In the Alberta model, a purchaser may not invest more than $10,000 unless the purchaser is an “eligible investor.” The Alberta model also limits use of the exemption by investment funds. Only mutual funds that are reporting issuers and non‐redeemable investment funds may rely on this exemption.

Most market participants support harmonization of the prospectus exemptions across the country, noting that there are no negative issues that have arisen in jurisdictions that have the OM exemption available, and therefore believe any reservations Ontario had regarding this exemption have been alleviated.

Regulators are being asked to consider harmonizing the BC and Alberta OM exemption models, and take into account investor protection features and limits being proposed under the crowdfunding exemption.

“As an operator of multiple exchanges, we try to figure out the right balance between ease of access to capital and long-term sustainable market integrity,” said Kevan Cowan, president of TSX Market, at a recent roundtable held by the Ontario Securities Commission. “One of the most interesting things in that area is what effect competition will have on that regulatory balance.
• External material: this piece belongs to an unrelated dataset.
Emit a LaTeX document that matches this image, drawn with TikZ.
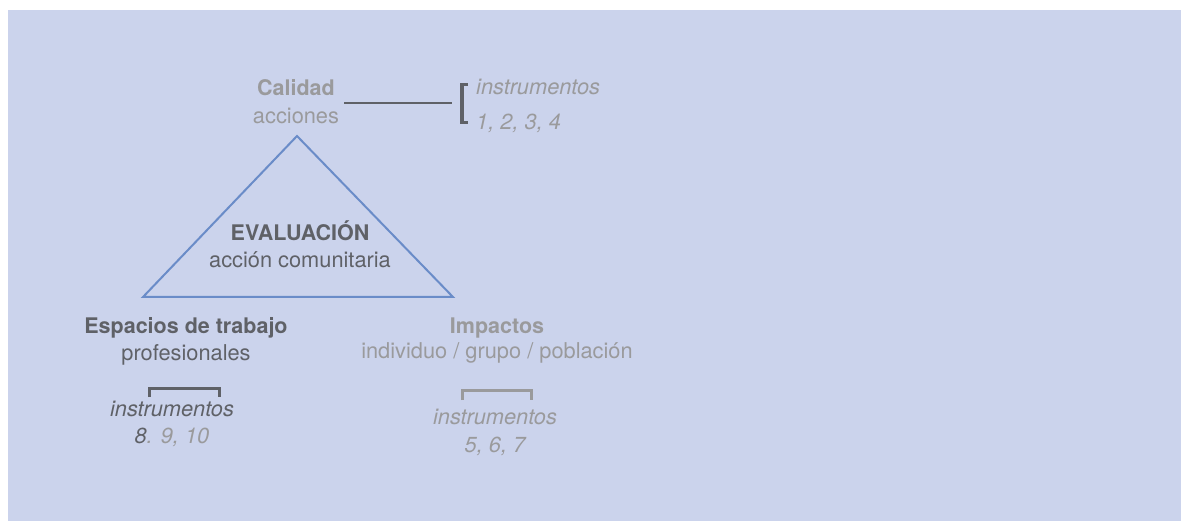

Will there be a race to the top or a race to the bottom? We have seen some companies delist from TSX because they wanted to undertake a transaction that would have required shareholder approval on TSX.”
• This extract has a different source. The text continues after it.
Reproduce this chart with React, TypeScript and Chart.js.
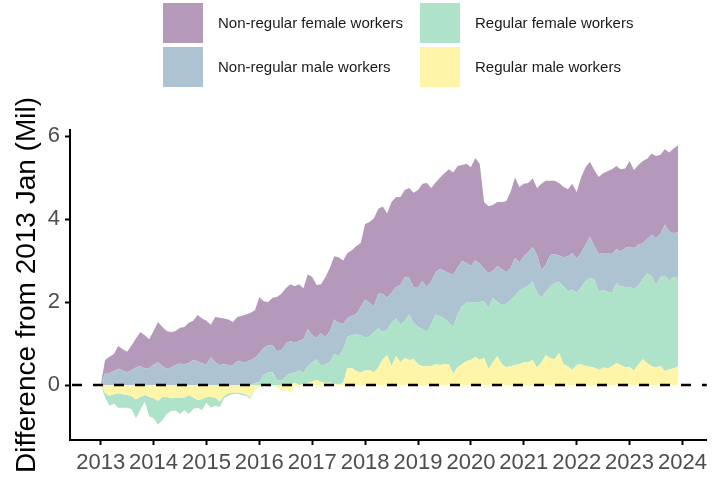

The OSC has said that it intends to develop a proposal for an OM exemption in Ontario securities law that is substantially harmonized with the existing Alberta model. In developing an OM exemption, the OSC will consider whether there is a need for additional measures that would facilitate capital raising by issuers while protecting the interests of investors.

The OSC is also working to develop a crowdfunding regulatory framework. “We recognize that for crowdfunding to be a viable method of raising capital, the regulatory framework must provide investors with adequate protections without imposing excessive regulatory costs on issuers and funding portals,” the OSC said in an August 2013 progress report on its review of prospectus exemptions to facilitate capital raising.

A typical source of business financing in Canada is venture capital. The total amount of venture capital investment in Canada has remained relatively constant over the last five years at approximately $2 billion per year.

Venture capital firms have become more conservative, concentrating a larger proportion of investment dollars in later-stage deals which attracted approximately 73% of all venture capital investment dollars in 2012, as opposed to seed or early-stage deals.

“One of the key issues that we face today are is a lack of capital in early stages,” said Jos Schmitt, CEO of Aequitas Innovations. “We need to give issuers access to more investors at earlier stages in their lifecycle.”

To facilitate access to capital, Aequitas will introduce a centralized marketplace for exempt securities [ESM], focused on early and mid-stage companies. The ESM will allow these companies to raise capital from accredited investors and other participants, as well as allow them to benefit from secondary trading to provide investors with liquidity.

The ESM will also represent a new business opportunity for the dealer community in the Canadian market, as access will take place through registered dealers.